Ou seja, nem tudo se encaixaria na ideia do bioma. “Muita coisa é apropriação humana que depende de cultura, de técnica e de uma série de outras questões”.
Ao pensar os ingredientes do ponto de vista da apropriação cultural, eles elegeram outro três produtos essenciais, a pedido do NeoFeed, que estão no livro e que resumem aqui:
MILHO: Sempre foi importante na alimentação dos povos originários, mas como os portugueses concentraram-se no litoral brasileiro, por muito tempo a mandioca foi considerada mais importante como base alimentar. Em anos mais recentes, pesquisas demonstraram que no interior do país, o consumo de milho era alto e muito relevante.
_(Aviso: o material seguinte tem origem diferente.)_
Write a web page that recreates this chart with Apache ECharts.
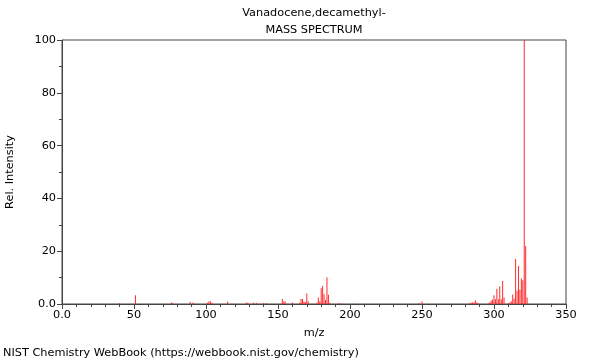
<!DOCTYPE html>
<html>
<head>
<meta charset="utf-8">
<script src="https://cdn.jsdelivr.net/npm/echarts@6/dist/echarts.min.js"></script>
<style>html,body{margin:0;padding:0;background:#fff;}#c{width:600px;height:360px;}</style>
</head>
<body>
<div id="c"></div>
<script>
const titleLines = ["Vanadocene,decamethyl-", "MASS SPECTRUM"];
const footer = "NIST Chemistry WebBook (https://webbook.nist.gov/chemistry)";
const mz =        [40, 51, 76, 77, 89, 91, 101, 102, 103, 104, 115, 128, 129, 133, 135, 140, 142, 153, 154, 155, 160, 165, 166, 167, 168, 169, 170, 171, 177, 178, 179, 180, 181, 182, 183, 184, 185, 186, 192, 193, 203, 248, 250, 283, 284, 285, 286, 287, 288, 289, 296, 297, 298, 299, 300, 301, 302, 303, 304, 305, 306, 307, 310, 311, 312, 313, 314, 315, 316, 317, 318, 319, 320, 321, 322, 323];
const intensity = [0.3, 3.3, 0.6, 0.4, 0.8, 0.6, 0.5, 0.9, 1.0, 0.5, 0.9, 0.6, 0.5, 0.5, 0.5, 0.4, 0.3, 1.9, 0.9, 0.9, 0.6, 0.5, 1.9, 1.9, 0.9, 0.8, 4.0, 1.0, 0.5, 2.5, 1.0, 6.0, 6.9, 3.7, 1.5, 10.1, 3.5, 0.5, 0.2, 0.3, 0.2, 0.3, 0.9, 0.3, 0.5, 0.6, 0.6, 1.4, 0.6, 0.4, 0.3, 0.6, 1.2, 1.7, 3.3, 1.8, 5.8, 1.8, 6.7, 1.8, 8.7, 2.5, 0.3, 0.6, 1.0, 3.6, 2.0, 17.0, 5.0, 14.4, 5.5, 9.7, 9.0, 100, 22, 2.5];
const xTicks = {min: 0, max: 350, interval: 50};
const yTicks = {min: 0, max: 100, interval: 20};

const chart = echarts.init(document.getElementById('c'), null, {renderer: 'canvas'});
const font = 'DejaVu Sans';
const fs = 11.3;
const fontStr = fs + 'px "DejaVu Sans"';
const fmt = v => v === 0 ? '0.0' : String(v);
chart.setOption({
  animation: false,
  backgroundColor: '#fff',
  textStyle: {fontFamily: font},
  graphic: [
    {type: 'text', x: 314, y: 13, style: {text: titleLines[0], font: fontStr, fill: '#000', textAlign: 'center', textVerticalAlign: 'middle'}},
    {type: 'text', x: 314, y: 30, style: {text: titleLines[1], font: fontStr, fill: '#000', textAlign: 'center', textVerticalAlign: 'middle'}},
    {type: 'text', x: 3, y: 353, style: {text: footer, font: fontStr, fill: '#000', textAlign: 'left', textVerticalAlign: 'middle'}}
  ],
  grid: {left: 62, right: 34, top: 40, bottom: 56, containLabel: false, outerBoundsMode: 'none', show: true, borderColor: '#444', borderWidth: 1, backgroundColor: 'transparent'},
  xAxis: {
    type: 'value', min: xTicks.min, max: xTicks.max, interval: xTicks.interval,
    name: 'm/z', nameLocation: 'middle', nameGap: 24,
    nameTextStyle: {fontSize: fs, color: '#000', fontFamily: font},
    axisLine: {show: true, onZero: false, lineStyle: {color: '#444', width: 1}},
    axisTick: {show: true, inside: false, length: 5, lineStyle: {color: '#444'}},
    minorTick: {show: true, splitNumber: 5, length: 3, lineStyle: {color: '#444'}},
    splitLine: {show: false},
    axisLabel: {fontSize: fs, color: '#000', margin: 6, formatter: fmt, fontFamily: font}
  },
  yAxis: {
    type: 'value', min: yTicks.min, max: yTicks.max, interval: yTicks.interval,
    name: 'Rel. Intensity', nameLocation: 'middle', nameGap: 46, nameRotate: 90,
    nameTextStyle: {fontSize: fs, color: '#000', fontFamily: font},
    axisLine: {show: true, lineStyle: {color: '#444', width: 1}},
    axisTick: {show: true, inside: false, length: 5, lineStyle: {color: '#444'}},
    minorTick: {show: true, splitNumber: 2, length: 3, lineStyle: {color: '#444'}},
    splitLine: {show: false},
    axisLabel: {fontSize: fs, color: '#000', margin: 6, formatter: fmt, fontFamily: font}
  },
  series: [{
    type: 'bar',
    barWidth: 1,
    data: mz.map((m, i) => [m, intensity[i]]),
    itemStyle: {color: '#ff2a2a'},
    silent: true
  }]
});
</script>
</body>
</html>
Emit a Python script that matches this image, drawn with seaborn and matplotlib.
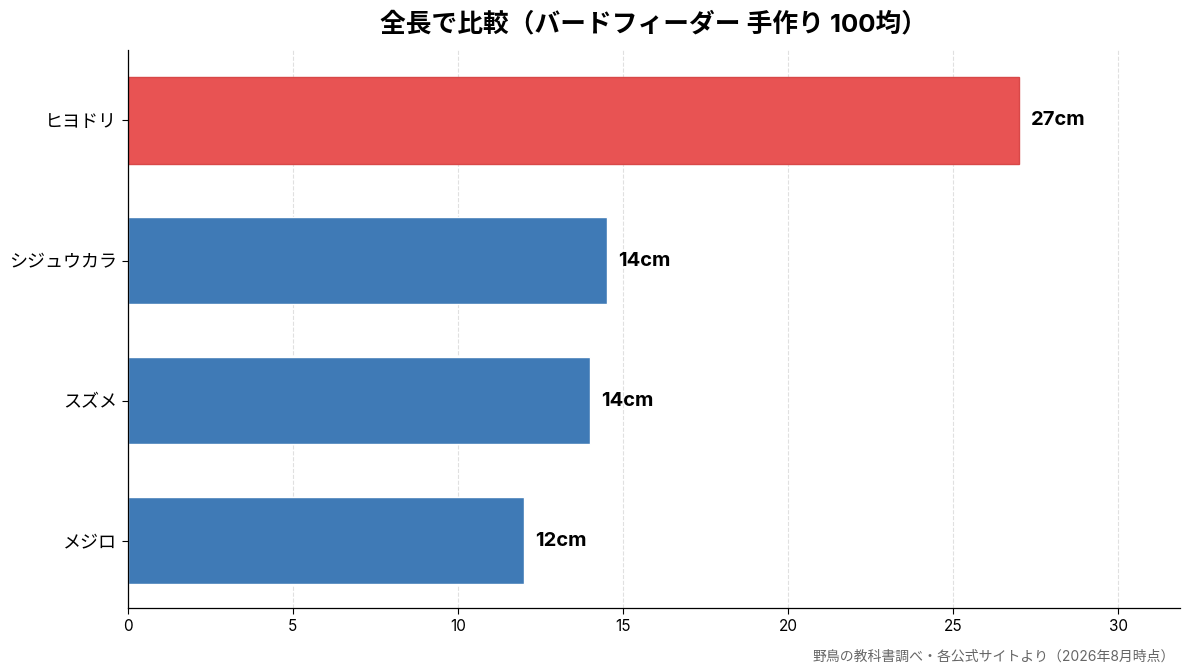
import pandas as pd
import matplotlib
matplotlib.use("Agg")
import matplotlib.pyplot as plt
import seaborn as sns

birds = ["ヒヨドリ", "シジュウカラ", "スズメ", "メジロ"]
lengths = [27, 14.5, 14, 12]
bar_colors = ["#E85353", "#3F7AB6", "#3F7AB6", "#3F7AB6"]

df = pd.DataFrame({"bird": birds, "length": lengths})

sns.set_style("white")
plt.rcParams["font.family"] = ["Inter", "Noto Sans CJK JP", "DejaVu Sans"]
plt.rcParams["text.color"] = "black"
plt.rcParams["xtick.color"] = "black"
plt.rcParams["ytick.color"] = "black"

fig, ax = plt.subplots(figsize=(11.93, 6.72), dpi=100)
fig.subplots_adjust(left=0.107, right=0.989, top=0.925, bottom=0.095)

sns.barplot(data=df, x="length", y="bird", hue="bird", palette=bar_colors,
            legend=False, width=0.62, ax=ax, saturation=1)
for p in ax.patches[:1]:
    p.set_edgecolor("#D84848")
    p.set_linewidth(1)

for i, v in enumerate(lengths):
    ax.text(v + 0.35, i, f"{v:.0f}cm", va="center", ha="left",
            fontsize=14.5, fontweight="bold", color="black")

ax.set_xlim(0, max(lengths) * 1.18)
ax.set_ylim(3.48, -0.5)
ax.set_xlabel("")
ax.set_ylabel("")
ax.xaxis.grid(True, linestyle="--", color="#e0e0e0", linewidth=0.8)
ax.set_axisbelow(True)
sns.despine(ax=ax)
ax.tick_params(axis="both", length=4, width=0.8, left=True, bottom=True)
ax.tick_params(axis="y", labelsize=13)
ax.tick_params(axis="x", labelsize=11)
for s in ["left", "bottom"]:
    ax.spines[s].set_color("black")
    ax.spines[s].set_linewidth(0.9)

ax.set_title("全長で比較（バードフィーダー 手作り 100均）", fontsize=18.5,
             fontweight="bold", pad=14, color="black")
fig.text(0.985, 0.012, "野鳥の教科書調べ・各公式サイトより（2026年8月時点）",
         ha="right", va="bottom", fontsize=10, color="#666666")

fig.savefig("out.png", dpi=100)
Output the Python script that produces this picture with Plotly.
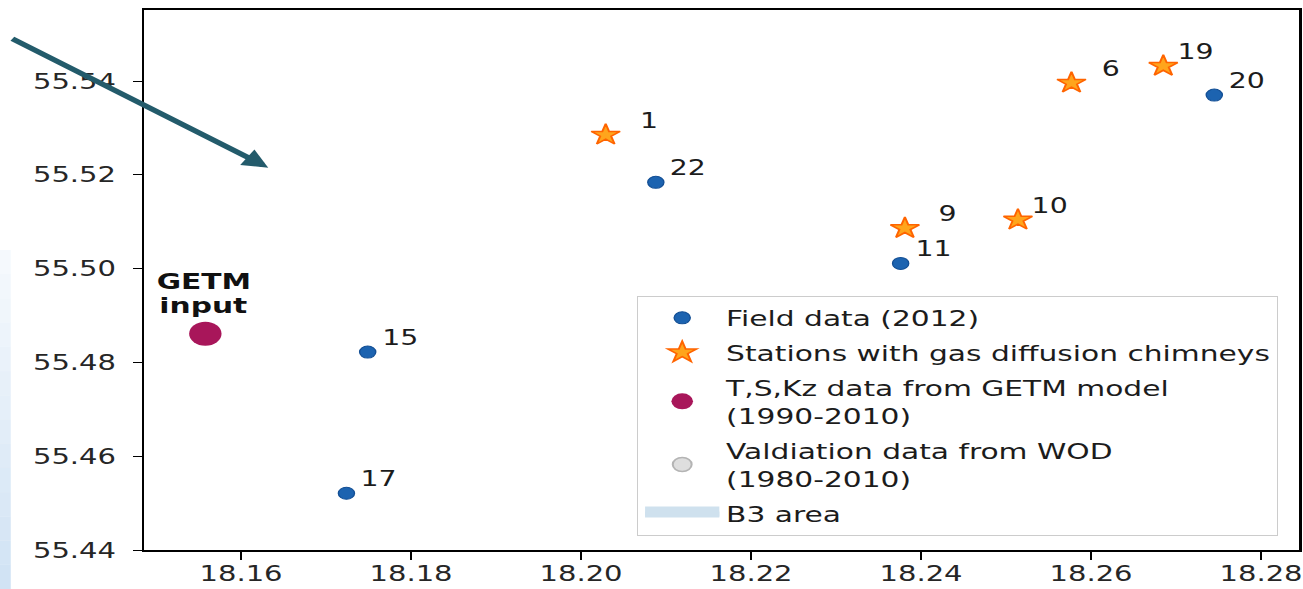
import plotly.graph_objects as go

# ---- data -----------------------------------------------------------------
# Field data (2012): station id, longitude, latitude
field_ids = ["22", "11", "20", "15", "17"]
field_lon = [18.2088, 18.2376, 18.2745, 18.1749, 18.1724]
field_lat = [55.5184, 55.5011, 55.5370, 55.4822, 55.4521]

# Stations with gas diffusion chimneys
chimney_ids = ["1", "9", "10", "6", "19"]
chimney_lon = [18.2029, 18.2381, 18.2514, 18.2577, 18.2685]
chimney_lat = [55.5285, 55.5086, 55.5104, 55.5396, 55.5432]

# GETM model grid point used as input
getm_lon = [18.1558]
getm_lat = [55.4861]

x_ticks = [18.16, 18.18, 18.20, 18.22, 18.24, 18.26, 18.28]
y_ticks = [55.44, 55.46, 55.48, 55.50, 55.52, 55.54]

# ---- styling --------------------------------------------------------------
FONT = "DejaVu Sans"
TXT = "#1c1c1c"
BLUE, BLUE_EDGE = "#1c63b0", "#134f95"
STAR_FILL, STAR_EDGE = "#ffa51c", "#ff6400"
GETM_COLOR = "#a8165a"
WOD_FILL, WOD_EDGE = "#dedede", "#b4b4b4"
B3_COLOR = "#cfe1ee"
ARROW = "#235b6b"

W, H = 965, 589          # drawing size before the horizontal stretch
STRETCH = 1303 / W
ML, MR, MT, MB = 107, 3, 10, 39
PW, PH = W - ML - MR, H - MT - MB

# extra horizontal gap (px) for a few station labels
label_dx = {"1": 23, "9": 22.5, "6": 20}

fig = go.Figure()

fig.add_trace(go.Scatter(
    x=field_lon, y=field_lat, mode="markers", name="Field data (2012)",
    legendgroup="field",
    marker=dict(size=12, color=BLUE, line=dict(color=BLUE_EDGE, width=1)),
    cliponaxis=False))

fig.add_trace(go.Scatter(
    x=chimney_lon, y=chimney_lat, mode="markers",
    name="Stations with gas diffusion chimneys", legendgroup="chimney",
    marker=dict(symbol="star", size=16, color=STAR_FILL,
                line=dict(color=STAR_EDGE, width=1.5)),
    cliponaxis=False))

fig.add_trace(go.Scatter(
    x=getm_lon, y=getm_lat, mode="markers",
    name="T,S,Kz data from GETM model<br>(1990-2010)", legendgroup="getm",
    marker=dict(size=24, color=GETM_COLOR), cliponaxis=False))

fig.add_trace(go.Scatter(
    x=[None], y=[None], mode="markers",
    name="Valdiation data from WOD<br>(1980-2010)", legendgroup="wod",
    marker=dict(size=14, color=WOD_FILL, line=dict(color=WOD_EDGE, width=1.5))))

fig.add_trace(go.Scatter(
    x=[None], y=[None], mode="lines", fill="toself", fillcolor=B3_COLOR,
    line=dict(color=B3_COLOR, width=14), name="B3 area", legendgroup="b3"))

# station number labels
annotations = []
for ids, xs, ys in ((field_ids, field_lon, field_lat),
                    (chimney_ids, chimney_lon, chimney_lat)):
    for sid, xv, yv in zip(ids, xs, ys):
        annotations.append(dict(
            x=xv, y=yv, xref="x", yref="y", text=sid, showarrow=False,
            xanchor="left", yanchor="middle",
            xshift=label_dx.get(sid, 8.5), yshift=14,
            font=dict(family=FONT, size=21, color=TXT)))

# "GETM input" tag above the model point
for word, dy in (("GETM", 52), ("input", 28)):
    annotations.append(dict(
        x=getm_lon[0], y=getm_lat[0], xref="x", yref="y",
        text="<b>" + word + "</b>", showarrow=False,
        xanchor="center", yanchor="middle", xshift=-1, yshift=dy,
        font=dict(family=FONT, size=22, color="#111111")))

# pointer arrow in the upper-left corner
annotations.append(dict(
    x=18.1632, y=55.5215, xref="x", yref="y", text="",
    showarrow=True, ax=-191, ay=-130, axref="pixel", ayref="pixel",
    arrowcolor=ARROW, arrowwidth=5, arrowhead=2, arrowsize=0.75))

# soft blue strip along the left edge of the figure
shapes = []
n_bands = 14
x0p, x1p = -ML / PW, (-ML + 8) / PW
ytop, ybot = (550 - 250) / PH, -MB / PH
for i in range(n_bands):
    ya = ytop - (ytop - ybot) * i / n_bands
    yb = ytop - (ytop - ybot) * (i + 1) / n_bands
    shapes.append(dict(
        type="rect", xref="paper", yref="paper", x0=x0p, x1=x1p,
        y0=yb, y1=ya, line=dict(width=0), fillcolor="#b9d4ee",
        opacity=0.10 + 0.55 * (i + 1) / n_bands, layer="below"))

axis_common = dict(
    showline=True, linecolor="black", linewidth=1.6, mirror=True,
    ticks="outside", tickcolor="black", tickwidth=1.4,
    showgrid=False, zeroline=False, tickformat=".2f", automargin=False,
    tickfont=dict(family=FONT, size=21.5, color="#262626"))

fig.update_layout(
    width=W, height=H,
    margin=dict(l=ML, r=MR, t=MT, b=MB, pad=0, autoexpand=False),
    paper_bgcolor="white", plot_bgcolor="white",
    font=dict(family=FONT, color=TXT),
    xaxis=dict(range=[18.14864, 18.28446], tickvals=x_ticks, ticklen=8,
               ticklabelstandoff=-5, **axis_common),
    yaxis=dict(range=[55.44, 55.55514], tickvals=y_ticks, ticklen=7,
               ticklabelstandoff=8, **axis_common),
    legend=dict(
        x=0.4266, y=0.4704, xanchor="left", yanchor="top",
        bgcolor="white", bordercolor="#cccccc", borderwidth=1,
        font=dict(family=FONT, size=22, color=TXT),
        itemwidth=55, tracegroupgap=3),
    annotations=annotations,
    shapes=shapes,
)

# the figure is shown stretched horizontally across the full 1303 px width
post = ("document.documentElement.style.overflow='hidden';"
        "document.body.style.margin='0';"
        "var gd=document.getElementById('{plot_id}');"
        "gd.style.transformOrigin='0 0';"
        "gd.style.transform='scaleX(" + repr(STRETCH) + ")';")

fig.write_html("out.html", post_script=post)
GALINHA: As galinhas foram trazidas pelos portugueses e serviam de moeda de troca com os indígenas. Eles não criavam as aves para consumo, mas elas se multiplicavam ao redor dos agrupamentos indígenas.
AÇÚCAR: Se o etanol hoje é importante para a economia, o açúcar de cana também era no Brasil Colônia. Seu papel era diferente e foi um motor do comércio de escravos. Nesse sentido, a produção de cachaça também era relevante.